In 2012, the Coalition Government of 2010-15 published a draft Bill which gave three options for the right to vote in UK Westminster Parliamentary and European Parliament elections: the status quo – an outright ban; a ban for prisoners sentenced to 4 years or more; or a ban for prisoners sentenced to more than 6 months.

In 2013, a Joint Committee scrutinising the Bill recommended that all prisoners serving sentences of 12 months or less should be entitled to vote in all UK parliamentary, local and European elections. The Government did not formally respond, and these proposals were not taken forward.

The Conservative Government’s Queen’s Speech in May 2015 did not refer to any plans to change the existing legislative position, and David Cameron subsequently implied that the blanket ban on prisoners’ voting rights would not be changed while he remained Prime Minister.

In December 2015, Michael Gove indicated that the Government would, in 2016, produce a substantive response to the 2013 report by the Joint Committee on the draft Voting Eligibility (Prisoners) Bill, after the publication of the consultation on reform of the Human Rights Act 1998. Neither a response to the Committee nor a consultation on the Human Rights Act 1998 was published.

The solution

Following further calls from the Council of Europe’s Committee of Ministers to resolve the impasse, the then Secretary of State for Justice, David Lidington, published proposals in November 2017. These proposals were more limited in scope than those included in previous proposals. The main change proposed was to make administrative changes which allowed prisoners released on temporary licence to vote.

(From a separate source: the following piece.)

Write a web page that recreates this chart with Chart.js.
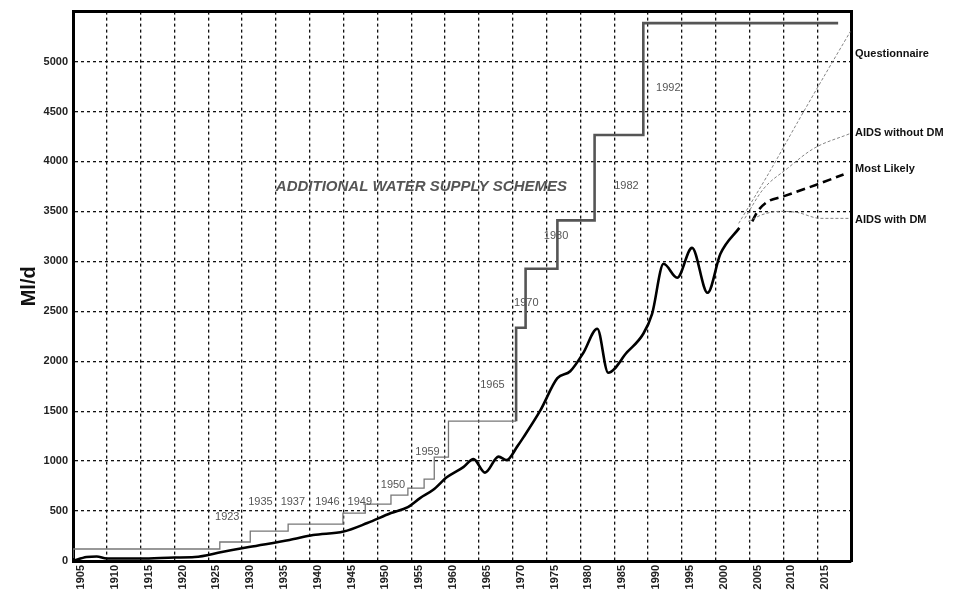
<!DOCTYPE html>
<html>
<head>
<meta charset="utf-8">
<script src="https://cdn.jsdelivr.net/npm/chart.js@4/dist/chart.umd.min.js"></script>
<style>
  body { margin: 0; background: #fff; }
  #wrap { width: 955px; height: 591px; }
</style>
</head>
<body>
<div id="wrap"><canvas id="supply"></canvas></div>
<script>
// demand (historic) curve
const demandYears = [1905, 1907, 1908.5, 1910, 1915, 1920, 1923, 1927, 1931, 1937, 1940.5, 1945, 1948.5, 1952, 1954.5, 1956.3, 1958.2, 1960.3, 1962.7, 1964.2, 1965.9, 1967.9, 1969.1, 1970.7, 1971.6, 1974.1, 1976.6, 1978.5, 1980.4, 1982.5, 1984.1, 1986.9, 1989.3, 1990.6, 1992.3, 1994.3, 1996.5, 1998.8, 2000.7, 2003.5];
const demandValues = [0, 40, 45, 25, 25, 35, 40, 90, 140, 210, 260, 295, 380, 480, 540, 630, 710, 840, 940, 1020, 885, 1045, 1010, 1150, 1240, 1510, 1830, 1900, 2080, 2325, 1885, 2090, 2275, 2475, 2975, 2835, 3135, 2685, 3075, 3335];

// additional water supply schemes (cumulative, step)
const schemeYearsEarly = [1905, 1926.7, 1931.2, 1936.8, 1944.9, 1948.2, 1952.0, 1954.5, 1956.9, 1958.4, 1960.5, 1964.8, 1970.5];
const schemeValuesEarly = [30, 120, 190, 300, 370, 480, 570, 660, 730, 820, 1040, 1400, 1400];
const schemeYearsLate = [1970.5, 1970.5, 1971.9, 1976.6, 1982.1, 1989.3, 1997.0, 2018.1];
const schemeValuesLate = [1400, 1740, 2335, 2925, 3410, 4265, 5385, 5385];

// scheme labels: year of scheme, placed at [x, y] in data units
const schemeNames = ['1923', '1935', '1937', '1946', '1949', '1950', '1959', '1965', '1970', '1980', '1982', '1992'];
const schemeNameX = [1927.8, 1932.7, 1937.5, 1942.6, 1947.4, 1952.3, 1957.4, 1967.0, 1972.0, 1976.4, 1986.8, 1993.0];
const schemeNameY = [440, 590, 590, 590, 590, 760, 1090, 1765, 2585, 3255, 3750, 4740];

// forecasts
const questYears = [2003.4, 2008, 2012, 2016, 2019.9];
const questValues = [3380, 3900, 4380, 4850, 5300];
const noDmYears = [2004.3, 2007, 2010.6, 2014.5, 2019.9];
const noDmValues = [3430, 3720, 3930, 4130, 4280];
const likelyYears = [2005.4, 2006.2, 2007.5, 2010, 2015, 2018.9];
const likelyValues = [3400, 3500, 3590, 3650, 3770, 3870];
const withDmYears = [2004.8, 2007, 2009.5, 2012, 2015.5, 2019.9];
const withDmValues = [3400, 3470, 3500, 3490, 3430, 3430];

const forecastNames = ['Questionnaire', 'AIDS without DM', 'Most Likely', 'AIDS with DM'];
const forecastLabelAt = [5080, 4281, 3922, 3413];

const yTicks = [0, 500, 1000, 1500, 2000, 2500, 3000, 3500, 4000, 4500, 5000];

function pts(xs, ys) {
  return xs.map((x, i) => ({ x: x, y: ys[i] }));
}

const FONT = '"Liberation Sans", Arial, sans-serif';

const notesPlugin = {
  id: 'notes',
  afterDatasetsDraw(chart) {
    const c = chart.ctx;
    const sx = chart.scales.x, sy = chart.scales.y;
    c.save();
    c.textAlign = 'center';
    c.textBaseline = 'middle';
    c.fillStyle = '#555';
    c.font = '11px ' + FONT;
    schemeNames.forEach((t, i) => {
      c.fillText(t, sx.getPixelForValue(schemeNameX[i]), sy.getPixelForValue(schemeNameY[i]));
    });
    c.font = 'italic bold 15px ' + FONT;
    c.fillStyle = '#555';
    c.fillText('ADDITIONAL WATER SUPPLY SCHEMES', sx.getPixelForValue(1956.5), sy.getPixelForValue(3750));
    c.restore();
  }
};

const gridStyle = { color: '#111', lineWidth: 1.3, drawTicks: false };

new Chart(document.getElementById('supply'), {
  type: 'line',
  data: {
    datasets: [
      { data: pts(schemeYearsEarly, schemeValuesEarly), stepped: 'after', borderColor: '#777', borderWidth: 1.3, pointRadius: 0 },
      { data: pts(schemeYearsLate, schemeValuesLate), stepped: 'after', borderColor: '#555', borderWidth: 2.6, pointRadius: 0 },
      { data: pts(questYears, questValues), borderColor: '#777', borderWidth: 0.9, borderDash: [3, 2], pointRadius: 0, tension: 0.3 },
      { data: pts(noDmYears, noDmValues), borderColor: '#777', borderWidth: 0.9, borderDash: [3, 2], pointRadius: 0, cubicInterpolationMode: 'monotone' },
      { data: pts(withDmYears, withDmValues), borderColor: '#777', borderWidth: 0.9, borderDash: [3, 2], pointRadius: 0, cubicInterpolationMode: 'monotone' },
      { data: pts(likelyYears, likelyValues), borderColor: '#000', borderWidth: 2.6, borderDash: [9, 5], pointRadius: 0, cubicInterpolationMode: 'monotone' },
      { data: pts(demandYears, demandValues), borderColor: '#000', borderWidth: 2.6, pointRadius: 0, cubicInterpolationMode: 'monotone' }
    ]
  },
  options: {
    responsive: true,
    maintainAspectRatio: false,
    animation: false,
    layout: { padding: 0 },
    plugins: { legend: { display: false }, tooltip: { enabled: false } },
    scales: {
      x: {
        type: 'linear',
        min: 1905,
        max: 2020,
        afterFit: s => { s.height = 30; },
        grid: gridStyle,
        border: { display: true, width: 3, color: '#000', dash: [3, 3] },
        ticks: {
          stepSize: 5,
          autoSkip: false,
          minRotation: 90,
          maxRotation: 90,
          padding: 4,
          labelOffset: 8,
          color: '#222',
          font: { family: FONT, size: 11, weight: 'bold' },
          callback: v => (v >= 2020 ? '' : String(v))
        }
      },
      y: {
        min: 0,
        max: 5500,
        afterFit: s => { s.width = 73; },
        afterBuildTicks: s => { s.ticks = yTicks.concat([5500]).map(v => ({ value: v })); },
        grid: gridStyle,
        border: { display: true, width: 3, color: '#000', dash: [3, 3] },
        title: { display: true, text: 'Ml/d', color: '#111', font: { family: FONT, size: 20, weight: 'bold' }, padding: { top: 17, bottom: 0 } },
        ticks: {
          padding: 5,
          color: '#222',
          font: { family: FONT, size: 11, weight: 'bold' },
          callback: v => (v >= 5500 ? '' : String(v))
        }
      },
      x2: {
        type: 'linear',
        position: 'top',
        min: 1905,
        max: 2020,
        afterFit: s => { s.height = 10; },
        grid: { display: false },
        border: { display: true, width: 3, color: '#000' },
        ticks: { display: false }
      },
      y2: {
        position: 'right',
        min: 0,
        max: 5500,
        afterFit: s => { s.width = 104; },
        afterBuildTicks: s => { s.ticks = forecastLabelAt.map(v => ({ value: v })); },
        grid: { display: false, drawTicks: false },
        border: { display: true, width: 3, color: '#000' },
        ticks: {
          padding: 4,
          color: '#111',
          font: { family: FONT, size: 11, weight: 'bold' },
          callback: (v, i) => forecastNames[i]
        }
      }
    }
  },
  plugins: [notesPlugin]
});
</script>
</body>
</html>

In December 2017 the Council of Europe welcomed the proposals, agreeing to them as an acceptable compromise that would address the issues raised by Hirst (No 2).

The Government intended to implement the proposed changes by the end of 2018. It agreed to report back to the Council of Europe’s Committee of Ministers by September 2018. The Council of Europe confirmed that the case was closed at its meeting of September 2018.